Accelerating the Transition to a Circular Economy in Africa: case studies from Kenya and South Africa
A summary of Peter Desmond’s chapter, written with Milcah Asamba, explores how the circular economy can contribute to the SDGs (United Nations Sustainable Development Goals)…
The Global North has many well-documented circular economy case studies in multinational organisations. Many of these feature new business models and waste management, but we see less emphasis on social impacts.
Emerging economies like India and South America have many small-scale examples of circular practices. Examples often focus on waste collection, recycling, repair, and refurbishment. In Africa, there is a greater emphasis on job creation and maximising the use of resources.
However, the circular economy as a concept is still vague in Africa, and case studies are difficult to find.
In addition, the legal and regulatory frameworks needed to foster circularity are still in their infancy in most African countries. Mechanisms to realise the transition towards green economies are often not in place.
This chapter considers circular economy policies and practices for Africa, drawing on case studies from Kenya and South Africa.
It explores how the transition towards a circular economy can contribute towards the SDGs (UN Sustainable Development Goals) in Africa.
Peter’s chapter is from ‘The Circular Economy and the Global South‘, which examines the relevance of the circular economy for developing countries. It argues that so far, this is little understood.
See below for details.
Book: The Circular Economy and the Global South
It highlights examples of circular economy practices in developing countries for small and medium enterprises (SMEs), informal sector recycling and national policy approaches.
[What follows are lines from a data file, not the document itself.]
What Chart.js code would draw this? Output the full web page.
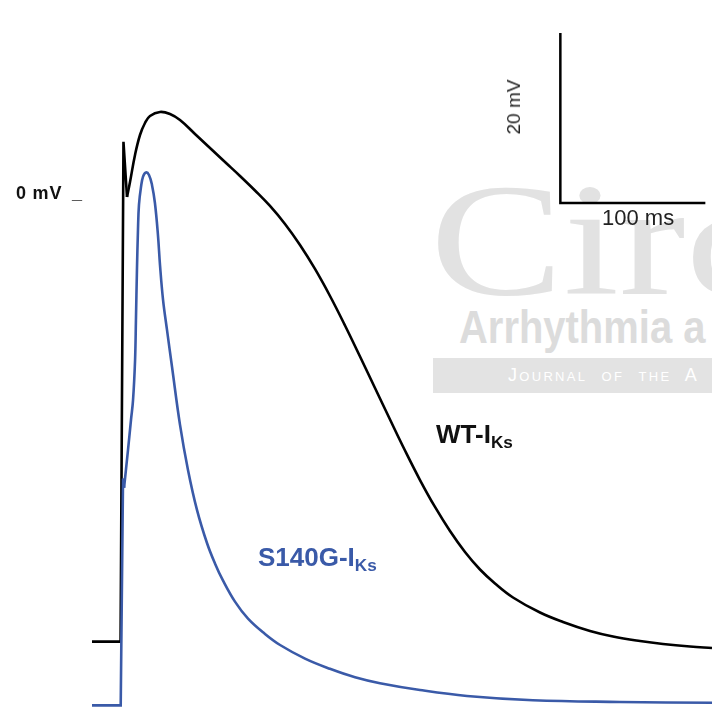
<!DOCTYPE html>
<html>
<head>
<meta charset="utf-8">
<script src="https://cdn.jsdelivr.net/npm/chart.js@4.4.0/dist/chart.umd.min.js"></script>
<style>
  html, body { margin: 0; padding: 0; background: #ffffff; }
  #wrap { position: relative; width: 712px; height: 708px; overflow: hidden; background: #fff; font-family: "Liberation Sans", Arial, sans-serif; }
  #c { position: absolute; left: 0; top: 0; z-index: 2; }
  .wm { position: absolute; z-index: 1; white-space: nowrap; transform-origin: 0 0; }
  .lbl { position: absolute; z-index: 3; white-space: nowrap; }
  sub { font-size: 0.66em; vertical-align: -0.3em; }
</style>
</head>
<body>
<div id="wrap">
  <div class="wm" style="left:430px; top:160px; font-family:'Liberation Serif','DejaVu Serif',serif; font-size:160px; line-height:1; color:#e2e2e2; transform:scaleX(1.25);">Circ</div>
  <div class="wm" style="left:459px; top:303px; font-family:'Liberation Sans',sans-serif; font-weight:bold; font-size:47px; line-height:1; color:#dcdcdc; transform:scaleX(0.85);">Arrhythmia a</div>
  <div class="wm" style="left:433px; top:358px; width:290px; height:35px; background:#e3e3e3;"></div>
  <div class="wm" style="left:508px; top:366px; font-family:'Liberation Sans',sans-serif; font-size:18px; line-height:1; color:#ffffff; font-variant:small-caps; letter-spacing:2.3px; word-spacing:7px;">Journal of the A</div>

  <canvas id="c" width="712" height="708"></canvas>

  <div class="lbl" style="left:16px; top:183px; font-size:18px; font-weight:bold; letter-spacing:0.8px; color:#111;">0 mV</div>
  <div class="lbl" style="left:72px; top:183px; font-size:18px; font-weight:bold; color:#111;">_</div>
  <div class="lbl" style="left:436px; top:419px; font-size:26px; font-weight:bold; color:#111;">WT-I<sub>Ks</sub></div>
  <div class="lbl" style="left:258px; top:542px; font-size:26px; font-weight:bold; color:#3a5aa8;">S140G-I<sub>Ks</sub></div>
  <div class="lbl" style="left:514px; top:107px; font-size:19px; color:#222; transform:translate(-50%,-50%) rotate(-90deg);">20 mV</div>
  <div class="lbl" style="left:602px; top:205px; font-size:22px; color:#222;">100 ms</div>
</div>
<script>
// Action potential traces (time in ms, membrane potential in mV)
const wtTime = [-20, -0.7, -0.3, 1.7, 4.14, 6.21, 9.66, 13.10, 16.55, 20.00, 26.90, 33.79, 40.69, 51.03, 61.38, 71.72, 82.07, 92.41, 102.76, 113.10, 123.45, 133.79, 144.14, 154.48, 164.83, 175.17, 185.52, 195.86, 206.21, 216.55, 226.90, 237.24, 247.59, 257.93, 270.34, 288.97, 304.83, 323.45, 339.31, 357.93, 373.79, 392.41, 407.59];
const wtVolt = [-51.6, -51.6, -51.6, 7.2, 0.71, 2.47, 5.65, 8.00, 9.41, 10.24, 10.71, 10.47, 9.76, 8.12, 6.47, 4.82, 3.18, 1.47, -0.35, -2.47, -4.94, -7.76, -10.94, -14.41, -18.06, -21.76, -25.47, -29.12, -32.59, -35.76, -38.59, -41.06, -43.12, -44.76, -46.41, -48.18, -49.29, -50.35, -51.00, -51.53, -51.88, -52.18, -52.35];

const mutTime = [-20, -0.7, -0.2, 1.4, 2.1, 4.8, 6.9, 8.3, 9.7, 10.3, 11.0, 11.7, 12.4, 13.8, 15.2, 17.2, 19.3, 21.4, 23.4, 25.5, 26.9, 29.0, 31.7, 35.2, 40.7, 46.2, 52.4, 59.3, 64.8, 70.3, 78.6, 87.6, 99.3, 109.7, 126.9, 144.1, 161.4, 178.6, 206.2, 238.6, 284.1, 344.1, 407.6];
const mutVolt = [-59.1, -59.1, -59.1, -32.4, -33.5, -29.1, -25.5, -23.2, -18.5, -13.8, -7.9, -3.2, -0.2, 1.9, 3.1, 3.6, 3.3, 2.1, 0.0, -3.8, -7.3, -11.4, -14.9, -19.3, -26.1, -31.4, -36.1, -40.0, -42.4, -44.4, -46.9, -48.9, -50.7, -52.0, -53.6, -54.8, -55.8, -56.5, -57.3, -58.0, -58.5, -58.7, -58.8];

// index where the fast upstroke ends and the smooth repolarisation begins
const wtSplit = 4;
const mutSplit = 4;

// Scale bar: 20 mV vertical, 100 ms horizontal
const scaleTime = [303, 303, 403];
const scaleVolt = [20, 0, 0];

const toPts = (xs, ys, a, b) => xs.slice(a, b).map((x, i) => ({ x: x, y: ys[a + i] }));

const BLUE = '#3a5aa8';
const base = { pointRadius: 0, fill: false, clip: false, borderWidth: 2.6 };

new Chart(document.getElementById('c'), {
  type: 'line',
  data: {
    datasets: [
      Object.assign({ label: 'S140G-IKs upstroke', data: toPts(mutTime, mutVolt, 0, mutSplit + 1), borderColor: BLUE, tension: 0, order: 0 }, base),
      Object.assign({ label: 'S140G-IKs', data: toPts(mutTime, mutVolt, mutSplit, mutTime.length), borderColor: BLUE, tension: 0.4, order: 0 }, base),
      Object.assign({ label: 'WT-IKs upstroke', data: toPts(wtTime, wtVolt, 0, wtSplit + 1), borderColor: '#000', tension: 0, order: 1 }, base),
      Object.assign({ label: 'WT-IKs', data: toPts(wtTime, wtVolt, wtSplit, wtTime.length), borderColor: '#000', tension: 0.4, order: 1 }, base),
      Object.assign({ label: 'scale', data: toPts(scaleTime, scaleVolt, 0, scaleTime.length), borderColor: '#000', tension: 0, order: 2 }, base, { borderWidth: 2.5 })
    ]
  },
  options: {
    responsive: false,
    animation: false,
    events: [],
    layout: { padding: 0 },
    plugins: { legend: { display: false }, tooltip: { enabled: false } },
    scales: {
      x: { type: 'linear', min: -121 / 1.45, max: 591 / 1.45, display: false },
      y: { type: 'linear', min: (203 - 708) / 8.5, max: 203 / 8.5, display: false }
    }
  }
});
</script>
</body>
</html>
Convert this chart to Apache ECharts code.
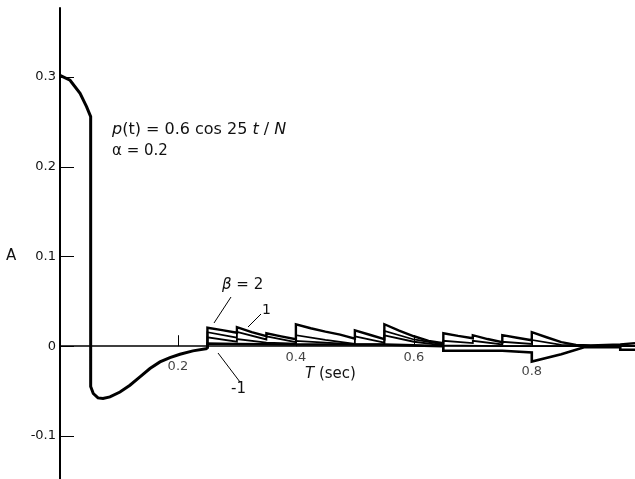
<!DOCTYPE html>
<html>
<head>
<meta charset="utf-8">
<script src="https://cdn.jsdelivr.net/npm/echarts@6/dist/echarts.min.js"></script>
<style>
html,body{margin:0;padding:0;background:#fff;}
#c{width:635px;height:479px;}
</style>
</head>
<body>
<div id="c"></div>
<script>
// ---- data ----
var yTicks = [-0.1, 0, 0.1, 0.2, 0.3];
var xTicks = [0.2, 0.4, 0.6, 0.8];
var xTickLabels = ['0.2', '0.4', '0.6', '0.8'];

var mainCurve = [
  [0, 0.302], [0.017, 0.2965], [0.034, 0.282], [0.045, 0.267], [0.052, 0.256],
  [0.052, -0.045], [0.0564, -0.0527], [0.0644, -0.0576], [0.0729, -0.0583],
  [0.0847, -0.0565], [0.1017, -0.051], [0.1186, -0.0435], [0.1356, -0.0342],
  [0.1525, -0.0249], [0.1695, -0.0175], [0.1864, -0.0126], [0.2034, -0.0089],
  [0.2254, -0.0052], [0.25, -0.0026]
];

var beta2 = [
  [0.25, -0.0026], [0.25, 0.0206], [0.275, 0.018], [0.30, 0.0150],
  [0.30, 0.0212], [0.325, 0.0158], [0.35, 0.0111],
  [0.35, 0.0145], [0.375, 0.011], [0.40, 0.0078],
  [0.40, 0.0245], [0.425, 0.020], [0.45, 0.0162],
  [0.45, 0.0184], [0.475, 0.013], [0.50, 0.0084],
  [0.50, 0.0178], [0.525, 0.0128], [0.55, 0.0078],
  [0.55, 0.0245], [0.575, 0.0175], [0.60, 0.0111], [0.625, 0.006], [0.65, 0.0033],
  [0.65, 0.0145], [0.675, 0.0115], [0.70, 0.0089],
  [0.70, 0.0123], [0.725, 0.008], [0.75, 0.0045],
  [0.75, 0.0123], [0.775, 0.0095], [0.80, 0.0067],
  [0.80, 0.0156], [0.825, 0.010], [0.85, 0.0045], [0.875, 0.0015], [0.90, 0.001],
  [0.90, 0.0025], [0.95, 0.002], [0.95, 0.004], [0.975, 0.0035]
];

var beta1 = [
  [0.25, -0.0026], [0.25, 0.0156], [0.30, 0.0095],
  [0.30, 0.0160], [0.35, 0.0075],
  [0.35, 0.0110], [0.40, 0.0045],
  [0.40, 0.0123], [0.45, 0.0070], [0.50, 0.0025],
  [0.50, 0.0110], [0.55, 0.0040],
  [0.55, 0.0170], [0.60, 0.0075], [0.65, 0.0020],
  [0.65, 0.0060], [0.70, 0.0035],
  [0.70, 0.0060], [0.75, 0.0020],
  [0.75, 0.0050], [0.80, 0.0025],
  [0.80, 0.0070], [0.85, 0.0015], [0.90, 0.0005], [0.975, 0.0005]
];

var beta0 = [
  [0.25, -0.0026], [0.25, 0.010], [0.30, 0.005],
  [0.30, 0.008], [0.35, 0.004],
  [0.35, 0.006], [0.40, 0.003],
  [0.40, 0.006], [0.45, 0.004], [0.50, 0.002],
  [0.50, 0.004], [0.55, 0.002],
  [0.55, 0.012], [0.60, 0.005], [0.65, 0.001],
  [0.75, 0.0], [0.80, 0.0], [0.90, 0.0], [0.975, 0.0]
];

var betaM1 = [
  [0.25, -0.0026], [0.25, 0.003], [0.30, 0.0025], [0.40, 0.002], [0.50, 0.002],
  [0.55, 0.002], [0.60, 0.001], [0.65, 0.0],
  [0.65, -0.005], [0.70, -0.005], [0.75, -0.005],
  [0.75, -0.007], [0.80, -0.007],
  [0.80, -0.017], [0.85, -0.009], [0.89, -0.001], [0.95, -0.001],
  [0.95, -0.004], [0.975, -0.004]
];

// ---- chart ----
var FONT = 'DejaVu Sans';
var chart = echarts.init(document.getElementById('c'), null, {renderer: 'canvas'});

function lineSeries(name, data, w) {
  return {
    name: name, type: 'line', data: data, showSymbol: false, symbol: 'none',
    lineStyle: {color: '#000', width: w, join: 'miter'}, silent: true, animation: false, z: 3
  };
}

// per-label vertical offset below the zero line (as in the original figure)
var xLabelOffsets = [14, 5, 5, 19];
var labelStyle = {fontFamily: FONT, fontSize: 13, color: '#111', textBorderWidth: 0, fontWeight: 'normal'};
var tickLabelData = xTicks.map(function (x, i) {
  return {
    value: [x, 0],
    label: Object.assign({show: true, position: 'bottom', distance: 0,
      formatter: xTickLabels[i], offset: [0, xLabelOffsets[i]]}, labelStyle)
  };
});

chart.setOption({
  animation: false,
  backgroundColor: '#fff',
  grid: {left: 60, right: 0, top: 8, bottom: 0, containLabel: false, outerBoundsMode: 'none'},
  xAxis: {
    type: 'value', min: 0, max: 0.975,
    axisLine: {onZero: true, lineStyle: {color: '#000', width: 1.5}},
    axisTick: {show: true, inside: true, length: 11, customValues: xTicks, lineStyle: {color: '#000', width: 1}},
    axisLabel: {show: false},
    splitLine: {show: false}
  },
  yAxis: {
    type: 'value', min: -0.148, max: 0.377,
    axisLine: {show: true, onZero: true, lineStyle: {color: '#000', width: 2}},
    axisTick: {show: true, inside: true, length: 14, customValues: yTicks, lineStyle: {color: '#000', width: 1}},
    axisLabel: {
      show: true, margin: 4, customValues: yTicks,
      fontFamily: FONT, fontSize: 13, color: '#111',
      formatter: function (v) { return Math.abs(v) < 1e-9 ? '0' : v.toFixed(1); }
    },
    splitLine: {show: false}
  },
  series: [
    lineSeries('main', mainCurve, 3),
    lineSeries('beta=-1', betaM1, 2.6),
    lineSeries('beta=0', beta0, 1.8),
    lineSeries('beta=1', beta1, 1.8),
    lineSeries('beta=2', beta2, 2.4),
    {
      name: 'xlabels', type: 'scatter', data: tickLabelData, symbolSize: 0, silent: true, z: 1,
      label: Object.assign({show: true, position: 'bottom', distance: 0}, labelStyle),
      emphasis: {disabled: true}
    }
  ],
  graphic: [
    {type: 'text', left: 6, top: 249, style: {text: 'A', font: '15px ' + FONT, fill: '#111'}},
    {type: 'text', left: 112, top: 122, style: {
      text: '{i|p}(t) = 0.6 cos 25 {i|t} / {i|N}',
      font: '16px ' + FONT, fill: '#111',
      rich: {i: {fontStyle: 'italic', fontFamily: FONT, fontSize: 16, fill: '#111'}}
    }},
    {type: 'text', left: 112, top: 144, style: {text: 'α = 0.2', font: '15px ' + FONT, fill: '#111'}},
    {type: 'text', left: 222, top: 278, style: {text: '{i|β} = 2', font: '15px ' + FONT, fill: '#111',
      rich: {i: {fontStyle: 'italic', fontFamily: FONT, fontSize: 15, fill: '#111'}}}},
    {type: 'text', left: 262, top: 303, style: {text: '1', font: '14px ' + FONT, fill: '#111'}},
    {type: 'text', left: 231, top: 382, style: {text: '-1', font: '15px ' + FONT, fill: '#111'}},
    {type: 'text', left: 305, top: 367, style: {text: '{i|T} (sec)', font: '15px ' + FONT, fill: '#111',
      rich: {i: {fontStyle: 'italic', fontFamily: FONT, fontSize: 15, fill: '#111'}}}},
    {type: 'line', shape: {x1: 231, y1: 297, x2: 214, y2: 323}, style: {stroke: '#000', lineWidth: 1}},
    {type: 'line', shape: {x1: 261, y1: 314, x2: 248, y2: 327}, style: {stroke: '#000', lineWidth: 1}},
    {type: 'line', shape: {x1: 218, y1: 353, x2: 240, y2: 382}, style: {stroke: '#000', lineWidth: 1}}
  ]
});
</script>
</body>
</html>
The authors examine a broad range of case studies, including from Argentina, Brazil, China, Colombia, India, Indonesia, Kenya, South Africa, and Thailand, illustrating how the circular economy can be a new lens. How could the circular economy be a solution to cross-cutting development issues of pollution and waste, employment, health, urbanisation and green industrialisation.
In addition to more technical and policy-oriented contributions, the book also critically discusses existing narratives and pathways of the circular economy in the global North and South, and how these differ or possibly even conflict with each other.
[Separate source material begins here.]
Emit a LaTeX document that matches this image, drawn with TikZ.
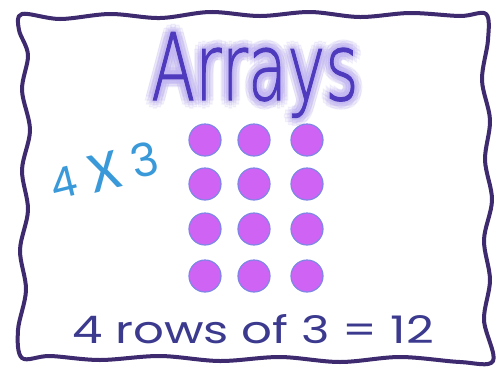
\documentclass[tikz,border=0pt]{standalone}
\usepackage{fontspec}
\newfontfamily\pop{Poppins}
\newfontfamily\carl{Carlito}
\newfontfamily\dvl{DejaVuSans-ExtraLight.ttf}[FakeBold=1.2]
\definecolor{frame}{HTML}{3E2A6E}
\definecolor{dotfill}{HTML}{CF63F4}
\definecolor{dotline}{HTML}{7F86E6}
\definecolor{titlec}{HTML}{4E3ABD}
\definecolor{glowc}{HTML}{C4B8F2}
\definecolor{bluec}{HTML}{3A9AD9}
\definecolor{bottomc}{HTML}{3B3A8E}
\begin{document}
\begin{tikzpicture}[x=1pt,y=-1pt,
  dot/.style={circle,fill=dotfill,draw=dotline,line width=1.2pt,minimum size=32pt,inner sep=0pt},
  titletext/.style={font=\dvl\fontsize{93}{96}\selectfont,xscale=0.69,inner sep=0pt,anchor=base},
  glow/.style={titletext,text=glowc,opacity=0.16},
  hand/.style={text=bluec,inner sep=0pt,rotate=14},
  bottomtext/.style={font=\pop\fontsize{38}{40}\selectfont,xscale=1.27,text=bottomc,inner sep=0pt,anchor=base}]
\useasboundingbox[fill=white] (0,0) rectangle (499,368);
% wavy border
\draw[frame,line width=4pt,line join=round] plot[smooth cycle,tension=0.55] coordinates {
 (22,14) (60,19) (110,14) (160,18) (210,12) (260,16) (310,12) (360,17) (410,13) (460,16) (486,14)
 (488,40) (482,80) (490,120) (485,160) (492,200) (484,240) (490,280) (484,320) (493,361)
 (460,362) (400,357) (340,362) (280,357) (220,361) (160,356) (100,360) (50,356) (22,358)
 (18,330) (26,290) (20,250) (28,210) (22,170) (30,130) (22,90) (28,55) (19,30)};
% title with glow
\coordinate (tc) at (255,100);
\foreach \a in {0,30,...,330}{
  \path (tc) ++(\a:8) node[glow] {Arrays};
  \path (tc) ++(\a:5) node[glow] {Arrays};
  \path (tc) ++(\a:2.5) node[glow] {Arrays};
}
\node[titletext,text=titlec] (title) at (tc) {Arrays};
% 4 x 3
\node[hand,font=\pop\fontsize{42}{44}\selectfont] (four) at (64,183) {4};
\node[hand,font=\carl\fontsize{58}{60}\selectfont] (times) at (105,172) {X};
\node[hand,font=\pop\fontsize{46}{48}\selectfont] (three) at (145,160) {3};
% dots
\foreach \r/\y in {1/140,2/184,3/229,4/276}{
  \foreach \c/\x in {1/205,2/254,3/307}{
    \node[dot] (d\r\c) at (\x,\y) {};
  }
}
% bottom text
\node[bottomtext] (eq) at (253,343) {4 rows of 3 = 12};
\end{tikzpicture}
\end{document}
It goes on to explore ways to apply sustainable principles and strategies to improve economies, livelihoods and the environment.
Finally, the book critically examines under what conditions the circular economy will be able to reduce global inequalities and promote human development in the context of the Sustainable Development Goals.
The book presents a unique social sciences perspective on the circular economy discourse. It is relevant to students and scholars studying sustainability in economics, business studies, environmental politics and development studies.